EXERCISE
Give every line again exactly as it appears, please, but not the pictures.

SOURCE EXCERPT
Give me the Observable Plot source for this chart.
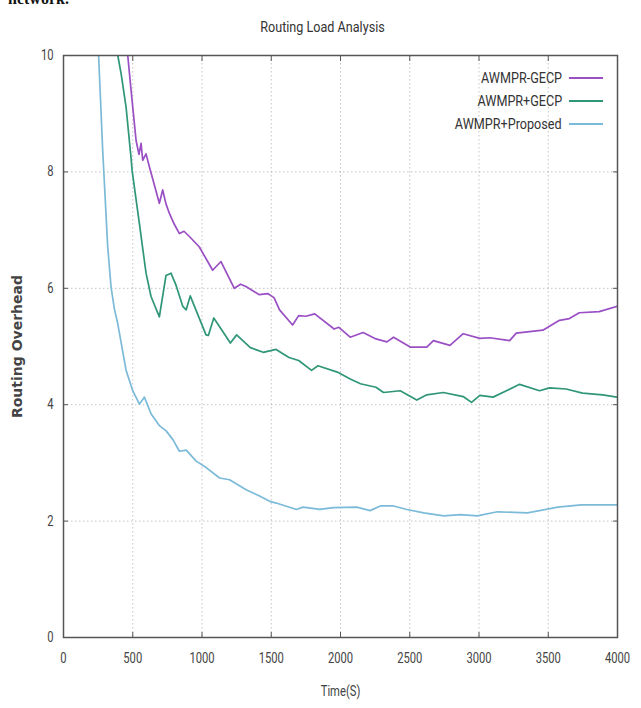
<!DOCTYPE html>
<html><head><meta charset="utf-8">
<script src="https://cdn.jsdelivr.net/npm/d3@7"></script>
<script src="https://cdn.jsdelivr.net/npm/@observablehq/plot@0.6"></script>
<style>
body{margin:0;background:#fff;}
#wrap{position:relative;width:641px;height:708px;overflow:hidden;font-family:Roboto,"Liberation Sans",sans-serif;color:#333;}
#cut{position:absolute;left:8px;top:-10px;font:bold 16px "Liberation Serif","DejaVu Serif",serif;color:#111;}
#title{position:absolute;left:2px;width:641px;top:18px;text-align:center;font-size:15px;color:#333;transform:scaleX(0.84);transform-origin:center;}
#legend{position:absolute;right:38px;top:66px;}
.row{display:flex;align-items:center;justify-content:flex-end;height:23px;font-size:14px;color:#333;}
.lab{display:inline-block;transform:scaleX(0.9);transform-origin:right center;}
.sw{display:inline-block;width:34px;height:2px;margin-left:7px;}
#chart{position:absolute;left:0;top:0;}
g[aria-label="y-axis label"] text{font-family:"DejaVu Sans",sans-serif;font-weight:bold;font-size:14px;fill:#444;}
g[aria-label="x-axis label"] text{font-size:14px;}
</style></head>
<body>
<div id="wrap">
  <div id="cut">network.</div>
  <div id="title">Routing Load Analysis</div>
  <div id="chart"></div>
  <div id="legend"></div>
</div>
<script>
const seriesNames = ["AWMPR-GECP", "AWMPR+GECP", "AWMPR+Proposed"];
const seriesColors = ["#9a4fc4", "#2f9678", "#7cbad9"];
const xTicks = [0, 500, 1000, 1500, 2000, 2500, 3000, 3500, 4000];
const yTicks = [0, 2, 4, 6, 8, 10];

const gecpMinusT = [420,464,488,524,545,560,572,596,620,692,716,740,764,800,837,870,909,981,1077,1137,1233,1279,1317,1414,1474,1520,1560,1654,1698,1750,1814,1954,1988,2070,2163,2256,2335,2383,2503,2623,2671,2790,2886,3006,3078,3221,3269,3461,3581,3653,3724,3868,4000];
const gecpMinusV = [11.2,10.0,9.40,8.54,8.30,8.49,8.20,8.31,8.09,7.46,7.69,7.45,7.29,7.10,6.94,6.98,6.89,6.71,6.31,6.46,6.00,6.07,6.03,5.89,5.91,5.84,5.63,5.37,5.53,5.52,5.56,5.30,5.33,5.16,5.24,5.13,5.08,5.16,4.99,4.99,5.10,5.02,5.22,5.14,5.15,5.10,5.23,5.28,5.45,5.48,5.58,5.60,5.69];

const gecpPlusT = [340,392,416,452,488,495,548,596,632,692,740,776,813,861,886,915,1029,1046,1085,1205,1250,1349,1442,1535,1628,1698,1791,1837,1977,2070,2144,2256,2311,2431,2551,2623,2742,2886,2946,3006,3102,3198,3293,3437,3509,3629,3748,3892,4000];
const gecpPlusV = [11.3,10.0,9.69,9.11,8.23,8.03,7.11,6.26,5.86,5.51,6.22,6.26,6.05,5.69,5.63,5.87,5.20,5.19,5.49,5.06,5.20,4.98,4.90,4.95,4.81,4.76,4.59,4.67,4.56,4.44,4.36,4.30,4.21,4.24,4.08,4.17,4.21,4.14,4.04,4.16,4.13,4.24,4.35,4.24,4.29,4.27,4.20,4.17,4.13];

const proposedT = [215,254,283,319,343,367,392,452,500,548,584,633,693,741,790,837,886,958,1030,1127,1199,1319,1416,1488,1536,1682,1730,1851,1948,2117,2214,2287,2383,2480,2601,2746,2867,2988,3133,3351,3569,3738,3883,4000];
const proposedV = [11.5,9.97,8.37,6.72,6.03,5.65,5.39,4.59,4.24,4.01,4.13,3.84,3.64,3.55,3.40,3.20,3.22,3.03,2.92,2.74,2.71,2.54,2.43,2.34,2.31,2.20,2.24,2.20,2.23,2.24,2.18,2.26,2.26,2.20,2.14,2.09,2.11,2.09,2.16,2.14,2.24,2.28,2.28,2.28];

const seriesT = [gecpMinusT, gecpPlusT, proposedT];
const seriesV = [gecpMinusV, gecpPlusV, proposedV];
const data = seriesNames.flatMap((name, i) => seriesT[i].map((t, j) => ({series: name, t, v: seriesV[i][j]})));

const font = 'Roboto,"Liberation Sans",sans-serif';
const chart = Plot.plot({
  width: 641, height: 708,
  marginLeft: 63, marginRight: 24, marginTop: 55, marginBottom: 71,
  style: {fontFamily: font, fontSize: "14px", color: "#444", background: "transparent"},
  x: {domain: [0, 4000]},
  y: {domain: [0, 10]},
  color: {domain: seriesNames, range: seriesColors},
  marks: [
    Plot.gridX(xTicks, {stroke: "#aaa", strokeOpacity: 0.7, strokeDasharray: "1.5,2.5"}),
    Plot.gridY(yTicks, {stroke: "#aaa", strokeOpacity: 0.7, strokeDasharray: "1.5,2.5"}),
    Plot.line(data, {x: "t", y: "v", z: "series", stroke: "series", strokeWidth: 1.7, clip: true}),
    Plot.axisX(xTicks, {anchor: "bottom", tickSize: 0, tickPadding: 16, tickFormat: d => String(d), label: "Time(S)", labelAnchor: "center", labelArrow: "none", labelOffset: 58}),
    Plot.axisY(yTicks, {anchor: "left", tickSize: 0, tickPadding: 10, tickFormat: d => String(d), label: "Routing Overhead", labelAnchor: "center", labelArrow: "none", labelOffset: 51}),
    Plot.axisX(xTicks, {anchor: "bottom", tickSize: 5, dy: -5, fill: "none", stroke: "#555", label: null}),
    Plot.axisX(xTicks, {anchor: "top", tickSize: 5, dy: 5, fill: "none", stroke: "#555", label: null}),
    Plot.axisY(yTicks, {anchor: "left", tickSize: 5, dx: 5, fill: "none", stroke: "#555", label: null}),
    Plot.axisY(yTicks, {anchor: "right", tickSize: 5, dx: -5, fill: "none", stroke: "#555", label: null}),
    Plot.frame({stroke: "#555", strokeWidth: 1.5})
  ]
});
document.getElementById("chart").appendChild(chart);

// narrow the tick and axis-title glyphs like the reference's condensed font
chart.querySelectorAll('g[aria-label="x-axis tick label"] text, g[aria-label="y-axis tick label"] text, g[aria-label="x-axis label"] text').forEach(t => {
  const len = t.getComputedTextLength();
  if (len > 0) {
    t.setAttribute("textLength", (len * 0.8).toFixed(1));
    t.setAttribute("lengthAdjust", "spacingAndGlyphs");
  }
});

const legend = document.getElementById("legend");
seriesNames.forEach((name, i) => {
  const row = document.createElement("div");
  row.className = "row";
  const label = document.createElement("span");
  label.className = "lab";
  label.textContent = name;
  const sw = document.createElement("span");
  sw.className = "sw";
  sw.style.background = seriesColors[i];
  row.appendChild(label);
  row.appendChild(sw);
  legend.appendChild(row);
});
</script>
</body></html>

WORKED ANSWER
Give me the Observable Plot source for this chart.
<!DOCTYPE html>
<html><head><meta charset="utf-8">
<script src="https://cdn.jsdelivr.net/npm/d3@7"></script>
<script src="https://cdn.jsdelivr.net/npm/@observablehq/plot@0.6"></script>
<style>
body{margin:0;background:#fff;}
#wrap{position:relative;width:641px;height:708px;overflow:hidden;font-family:Roboto,"Liberation Sans",sans-serif;color:#333;}
#cut{position:absolute;left:8px;top:-10px;font:bold 16px "Liberation Serif","DejaVu Serif",serif;color:#111;}
#title{position:absolute;left:2px;width:641px;top:18px;text-align:center;font-size:15px;color:#333;transform:scaleX(0.84);transform-origin:center;}
#legend{position:absolute;right:38px;top:66px;}
.row{display:flex;align-items:center;justify-content:flex-end;height:23px;font-size:14px;color:#333;}
.lab{display:inline-block;transform:scaleX(0.9);transform-origin:right center;}
.sw{display:inline-block;width:34px;height:2px;margin-left:7px;}
#chart{position:absolute;left:0;top:0;}
g[aria-label="y-axis label"] text{font-family:"DejaVu Sans",sans-serif;font-weight:bold;font-size:14px;fill:#444;}
g[aria-label="x-axis label"] text{font-size:14px;}
</style></head>
<body>
<div id="wrap">
  <div id="cut">network.</div>
  <div id="title">Routing Load Analysis</div>
  <div id="chart"></div>
  <div id="legend"></div>
</div>
<script>
const seriesNames = ["AWMPR-GECP", "AWMPR+GECP", "AWMPR+Proposed"];
const seriesColors = ["#9a4fc4", "#2f9678", "#7cbad9"];
const xTicks = [0, 500, 1000, 1500, 2000, 2500, 3000, 3500, 4000];
const yTicks = [0, 2, 4, 6, 8, 10];

const gecpMinusT = [420,464,488,524,545,560,572,596,620,692,716,740,764,800,837,870,909,981,1077,1137,1233,1279,1317,1414,1474,1520,1560,1654,1698,1750,1814,1954,1988,2070,2163,2256,2335,2383,2503,2623,2671,2790,2886,3006,3078,3221,3269,3461,3581,3653,3724,3868,4000];
const gecpMinusV = [11.2,10.0,9.40,8.54,8.30,8.49,8.20,8.31,8.09,7.46,7.69,7.45,7.29,7.10,6.94,6.98,6.89,6.71,6.31,6.46,6.00,6.07,6.03,5.89,5.91,5.84,5.63,5.37,5.53,5.52,5.56,5.30,5.33,5.16,5.24,5.13,5.08,5.16,4.99,4.99,5.10,5.02,5.22,5.14,5.15,5.10,5.23,5.28,5.45,5.48,5.58,5.60,5.69];

const gecpPlusT = [340,392,416,452,488,495,548,596,632,692,740,776,813,861,886,915,1029,1046,1085,1205,1250,1349,1442,1535,1628,1698,1791,1837,1977,2070,2144,2256,2311,2431,2551,2623,2742,2886,2946,3006,3102,3198,3293,3437,3509,3629,3748,3892,4000];
const gecpPlusV = [11.3,10.0,9.69,9.11,8.23,8.03,7.11,6.26,5.86,5.51,6.22,6.26,6.05,5.69,5.63,5.87,5.20,5.19,5.49,5.06,5.20,4.98,4.90,4.95,4.81,4.76,4.59,4.67,4.56,4.44,4.36,4.30,4.21,4.24,4.08,4.17,4.21,4.14,4.04,4.16,4.13,4.24,4.35,4.24,4.29,4.27,4.20,4.17,4.13];

const proposedT = [215,254,283,319,343,367,392,452,500,548,584,633,693,741,790,837,886,958,1030,1127,1199,1319,1416,1488,1536,1682,1730,1851,1948,2117,2214,2287,2383,2480,2601,2746,2867,2988,3133,3351,3569,3738,3883,4000];
const proposedV = [11.5,9.97,8.37,6.72,6.03,5.65,5.39,4.59,4.24,4.01,4.13,3.84,3.64,3.55,3.40,3.20,3.22,3.03,2.92,2.74,2.71,2.54,2.43,2.34,2.31,2.20,2.24,2.20,2.23,2.24,2.18,2.26,2.26,2.20,2.14,2.09,2.11,2.09,2.16,2.14,2.24,2.28,2.28,2.28];

const seriesT = [gecpMinusT, gecpPlusT, proposedT];
const seriesV = [gecpMinusV, gecpPlusV, proposedV];
const data = seriesNames.flatMap((name, i) => seriesT[i].map((t, j) => ({series: name, t, v: seriesV[i][j]})));

const font = 'Roboto,"Liberation Sans",sans-serif';
const chart = Plot.plot({
  width: 641, height: 708,
  marginLeft: 63, marginRight: 24, marginTop: 55, marginBottom: 71,
  style: {fontFamily: font, fontSize: "14px", color: "#444", background: "transparent"},
  x: {domain: [0, 4000]},
  y: {domain: [0, 10]},
  color: {domain: seriesNames, range: seriesColors},
  marks: [
    Plot.gridX(xTicks, {stroke: "#aaa", strokeOpacity: 0.7, strokeDasharray: "1.5,2.5"}),
    Plot.gridY(yTicks, {stroke: "#aaa", strokeOpacity: 0.7, strokeDasharray: "1.5,2.5"}),
    Plot.line(data, {x: "t", y: "v", z: "series", stroke: "series", strokeWidth: 1.7, clip: true}),
    Plot.axisX(xTicks, {anchor: "bottom", tickSize: 0, tickPadding: 16, tickFormat: d => String(d), label: "Time(S)", labelAnchor: "center", labelArrow: "none", labelOffset: 58}),
    Plot.axisY(yTicks, {anchor: "left", tickSize: 0, tickPadding: 10, tickFormat: d => String(d), label: "Routing Overhead", labelAnchor: "center", labelArrow: "none", labelOffset: 51}),
    Plot.axisX(xTicks, {anchor: "bottom", tickSize: 5, dy: -5, fill: "none", stroke: "#555", label: null}),
    Plot.axisX(xTicks, {anchor: "top", tickSize: 5, dy: 5, fill: "none", stroke: "#555", label: null}),
    Plot.axisY(yTicks, {anchor: "left", tickSize: 5, dx: 5, fill: "none", stroke: "#555", label: null}),
    Plot.axisY(yTicks, {anchor: "right", tickSize: 5, dx: -5, fill: "none", stroke: "#555", label: null}),
    Plot.frame({stroke: "#555", strokeWidth: 1.5})
  ]
});
document.getElementById("chart").appendChild(chart);

// narrow the tick and axis-title glyphs like the reference's condensed font
chart.querySelectorAll('g[aria-label="x-axis tick label"] text, g[aria-label="y-axis tick label"] text, g[aria-label="x-axis label"] text').forEach(t => {
  const len = t.getComputedTextLength();
  if (len > 0) {
    t.setAttribute("textLength", (len * 0.8).toFixed(1));
    t.setAttribute("lengthAdjust", "spacingAndGlyphs");
  }
});

const legend = document.getElementById("legend");
seriesNames.forEach((name, i) => {
  const row = document.createElement("div");
  row.className = "row";
  const label = document.createElement("span");
  label.className = "lab";
  label.textContent = name;
  const sw = document.createElement("span");
  sw.className = "sw";
  sw.style.background = seriesColors[i];
  row.appendChild(label);
  row.appendChild(sw);
  legend.appendChild(row);
});
</script>
</body></html>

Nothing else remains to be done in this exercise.